Gisèle Pelicot: Staatsanwaltschaft will 20 Jahre Haft für Ex-Mann
Stand: 25.11.2024 16:15 Uhr
Im Prozess um die Vergewaltigungen von Gisèle Pelicot hat die Staatsanwaltschaft 20 Jahre Haft für ihren Ex-Mann gefordert. In den kommenden Tagen geht es auch um das Strafmaß für die anderen Angeklagten.
Als sich Gisèle Pelicot ihren Weg in den Gerichtssaal bahnt, warten wieder Dutzende Frauen und Bewunderer auf sie. Medienvertreter aus 57 Ländern bestürmen sie mit Fragen. Im Vorbeigehen sagt sie nur: "Das sind viele Emotionen heute."
Im Gerichtssaal dann das, was alle erwartet haben - die Staatsanwaltschaft fordert die Höchststrafe für den Hauptangeklagten Dominique Pelicot: 20 Jahre Haft.
Seine Anwältin Béatrice Zavarro erklärt vor Journalisten, ihr Mandant sei niedergeschlagen. Und doch: Was die Staatsanwaltschaft fordert, überrasche sie nicht.
Die Ankläger betonen, was wir bereits wissen, nämlich dass Herr Pelicot der große Organisator war, das ausschlaggebende Element, der gemeinsame Nenner dieser ganzen Geschichte. Es ist und bleibt einfach die Akte Dominique Pelicot.
Im Gerichtssaal betont Staatsanwältin Laure Chabaud: "20 Jahre, das ist einerseits viel, denn es sind 20 Jahre eines Lebens, andererseits ist es angesichts der Schwere der Taten zu wenig".
Dominique Pelicot trage die "volle Verantwortung". Er hatte gleich zu Beginn des Prozesses gestanden, seine Ex-Frau Gisèle über zehn Jahre hinweg immer wieder mit Medikamenten betäubt, vergewaltigt und auch andere Männer zur Vergewaltigung seiner Frau rekrutiert zu haben.
Er bezeichnete sich vor Gericht selbst als "Vergewaltiger". Er sagte: "Ich bin schuldig, ich habe alles verdorben, ich habe alles verloren. Ich muss dafür bezahlen." Zuletzt hatte er erklärt, sein perverses Phantasma habe darin bestanden, eine starke Frau zu unterwerfen.
Verteidigerin betont "menschlicheren Charakter"Seine Verteidigern Zavarro bereitet nun ihr Schlussplädoyer vor: "Ich möchte noch einmal ein anderes Licht auf Dominique Pelicot werfen; etwas weggehen von der dunklen Seite seiner Persönlichkeit, die die Anklage so betont hat. Ich möchte ihm einen menschlicheren Charakter geben." Diese Seite habe die Staatsanwaltschaft in ihrer Begründung für das Strafmaß doch etwas vernachlässigt, so Zavarro.

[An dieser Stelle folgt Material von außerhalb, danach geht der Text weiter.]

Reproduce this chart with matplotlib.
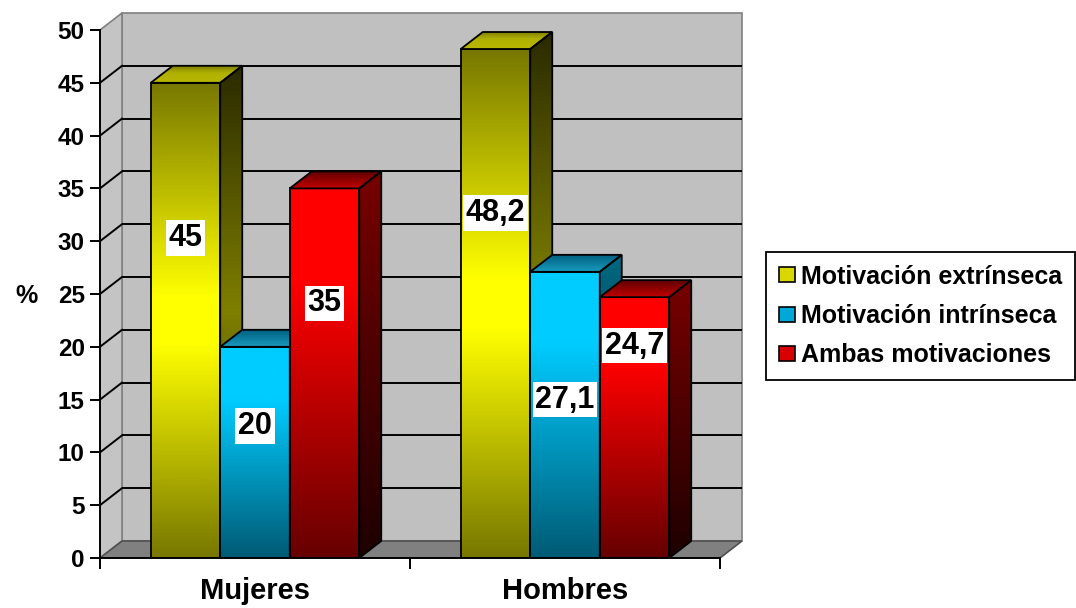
import numpy as np
import matplotlib
matplotlib.use("Agg")
import matplotlib.pyplot as plt
from matplotlib.patches import Polygon, Rectangle, Patch
from matplotlib.colors import LinearSegmentedColormap

# data
categories = ["Mujeres", "Hombres"]
series_names = ["Motivación extrínseca", "Motivación intrínseca", "Ambas motivaciones"]
extrinseca = [45, 48.2]
intrinseca = [20, 27.1]
ambas = [35, 24.7]
values = [extrinseca, intrinseca, ambas]

# layout (pixel scale of the reference: 310 px per category, 10.56 px per unit)
PX_X = 310.0
PX_Y = 10.56
DX = 22 / PX_X          # depth offset of the fake 3d
DY = 17 / PX_Y
W = 69.5 / PX_X         # bar width
# height of the value label, as a share of the bar (Excel puts them oddly)
label_frac = [[0.673, 0.678], [0.625, 0.553], [0.689, 0.814]]

# gradient stops bottom -> top for front, side and top faces
front_cols = [
    [(0, "#777700"), (0.45, "#FFFF00"), (0.55, "#FFFF00"), (1, "#777700")],
    [(0, "#005A74"), (0.75, "#00CCFF"), (1, "#00CCFF")],
    [(0, "#660000"), (0.75, "#FF0000"), (1, "#FF0000")],
]
side_cols = [
    [(0, "#2A2A00"), (0.5, "#7F7F00"), (1, "#2A2A00")],
    [(0, "#002838"), (1, "#006880")],
    [(0, "#1E0000"), (1, "#780000")],
]
top_cols = [
    [(0, "#B8B800"), (0.6, "#B0B000"), (1, "#808000")],
    [(0, "#1A9CC0"), (1, "#006080")],
    [(0, "#C00000"), (1, "#600000")],
]
legend_cols = ["#D8D800", "#00A8D8", "#D80000"]

plt.rcParams["font.family"] = ["Liberation Sans", "DejaVu Sans"]
plt.rcParams["font.weight"] = "bold"

fig = plt.figure(figsize=(10.76, 6.08), dpi=100)
ax = fig.add_axes([100 / 1076, 50 / 608, 650 / 1076, 549 / 608])
XMAX = 650 / PX_X
YMAX = 549 / PX_Y


def shade(poly, stops, z):
    # gradient image clipped to a face of the bar
    poly.set_facecolor("none")
    poly.set_edgecolor("black")
    poly.set_linewidth(1.3)
    poly.set_zorder(z + 0.5)
    if isinstance(poly, Rectangle):
        xy = np.array([[poly.get_x(), poly.get_y()],
                       [poly.get_x() + poly.get_width(), poly.get_y() + poly.get_height()]])
    else:
        xy = np.asarray(poly.get_xy())
    cmap = LinearSegmentedColormap.from_list("g", stops)
    grad = np.linspace(0, 1, 256).reshape(-1, 1)
    im = ax.imshow(grad, cmap=cmap, origin="lower", aspect="auto",
                   interpolation="bilinear", zorder=z,
                   extent=[xy[:, 0].min(), xy[:, 0].max(), xy[:, 1].min(), xy[:, 1].max()])
    im.set_clip_path(poly)


def face(verts):
    p = Polygon(verts, closed=True)
    ax.add_patch(p)
    return p


# walls and floor
ax.add_patch(Rectangle((DX, DY), 2, 50, facecolor="#C0C0C0", edgecolor="#808080", lw=1.2, zorder=1))
ax.add_patch(Polygon([(0, 0), (DX, DY), (DX, 50 + DY), (0, 50)], closed=True,
                     facecolor="#C4C4C4", edgecolor="#808080", lw=1.2, zorder=1))
ax.add_patch(Polygon([(0, 0), (2, 0), (2 + DX, DY), (DX, DY)], closed=True,
                     facecolor="#808080", edgecolor="#505050", lw=1.2, zorder=1.2))

yticks = np.arange(0, 51, 5)
grid = yticks[1:-1]
ax.hlines(grid + DY, DX, 2 + DX, color="black", lw=1.4, zorder=2)
for v in grid:
    ax.plot([0, DX], [v, v + DY], color="black", lw=1.4, zorder=2)

# bars, drawn left to right so the faces stack like the reference
cat_x = np.arange(len(categories)) + 0.5
z = 10
for ci in range(len(categories)):
    for si in range(len(series_names)):
        v = values[si][ci]
        x0 = cat_x[ci] - 1.5 * W + si * W
        x1 = x0 + W
        rect = ax.bar([x0], [v], width=W, align="edge")[0]
        shade(rect, front_cols[si], z)
        shade(face([(x1, 0), (x1 + DX, DY), (x1 + DX, v + DY), (x1, v)]), side_cols[si], z + 1)
        shade(face([(x0, v), (x1, v), (x1 + DX, v + DY), (x0 + DX, v + DY)]), top_cols[si], z + 1)
        txt = f"{v:g}".replace(".", ",")
        ax.text(x0 + W / 2, v * label_frac[si][ci], txt, ha="center", va="center",
                fontsize=22, fontweight="bold", zorder=200,
                bbox=dict(facecolor="white", edgecolor="none", pad=2.0))
        z += 3

ax.set_xlim(0, XMAX)
ax.set_ylim(0, YMAX)

# axes
for s in ["top", "right"]:
    ax.spines[s].set_visible(False)
ax.spines["left"].set_bounds(0, 50)
ax.spines["bottom"].set_bounds(0, 2)
for s in ["left", "bottom"]:
    ax.spines[s].set_linewidth(1.4)
    ax.spines[s].set_zorder(300)
ax.set_yticks(yticks)
ax.tick_params(axis="y", length=7, width=1.4, pad=4, labelsize=17.5)
ax.set_xticks([0, 1, 2])
ax.set_xticklabels([])
ax.tick_params(axis="x", which="major", length=8, width=1.4)
ax.set_xticks(cat_x, minor=True)
ax.set_xticklabels(categories, minor=True, fontsize=21, fontweight="bold")
ax.tick_params(axis="x", which="minor", length=0, pad=14)
for lab in ax.get_yticklabels():
    lab.set_fontweight("bold")

fig.text(27 / 1076, 1 - 296 / 608, "%", fontsize=18, fontweight="bold", ha="center", va="center")

handles = [Patch(facecolor=c, edgecolor="black", lw=1.2) for c in legend_cols]
leg = fig.legend(handles, series_names, loc="upper left",
                 bbox_to_anchor=(766 / 1076, 1 - 252 / 608), bbox_transform=fig.transFigure,
                 prop={"size": 18, "weight": "bold"}, frameon=True, fancybox=False,
                 framealpha=1, edgecolor="black", borderpad=0.5, borderaxespad=0,
                 handlelength=0.65, handleheight=0.55, handletextpad=0.25, labelspacing=0.62)
leg.get_frame().set_linewidth(1.3)

fig.savefig("out.png", dpi=100)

Die Staatsanwältin wird im Laufe der kommenden Tage auch die Strafmaßforderungen für die anderen 50 Angeklagten stellen. Viele von ihnen streiten ab, gewusst zu haben, dass Gisèle Pelicot von ihrem Mann betäubt worden war. Sie hätten geglaubt, an dem Liebesspiel eines Paares beteiligt zu sein. Nun ist die Frage, ob die Ankläger dieser Argumentation in einigen Fällen folgen werden.
Hoffnung auf Veränderung der GesellschaftDie Feministinnen, die heute erneut am Gericht auf Gisèle Pelicot warteten, haben vor dem Gebäude großflächig plakatiert. Sie fordern: 20 Jahre Haft für jeden der 51 Angeklagten. Sie hoffen, dass dieser Prozess die Gesellschaft tatsächlich verändern wird. So wie es die Staatssekretärin für die Gleichstellung von Frauen und Männern, Salima Saa, im Radiosender France Info versprochen hat:
Dieser historische Prozess lehrt uns etwas. Und ich denke, es wird ein Vorher und ein Nachher geben. Denn es sind ganz normale Männer, die da auf der Anklagebank sitzen. Wir müssen ganz neu über die chemische Unterwerfung nachdenken, also über den Missbrauch unter Drogeneinsatz.
Was genau daraus folgen wird, ist unklar. Heute, am weltweiten Tag des Protests gegen die Gewalt an Frauen, hoffen viele Frauenrechtlerinnen, dass nicht nur Gesetze verschärft und Hilfseinrichtungen für Frauen verbessert werden. Sondern, dass sich auch das Verhältnis von Mann und Frau fundamental wandeln wird.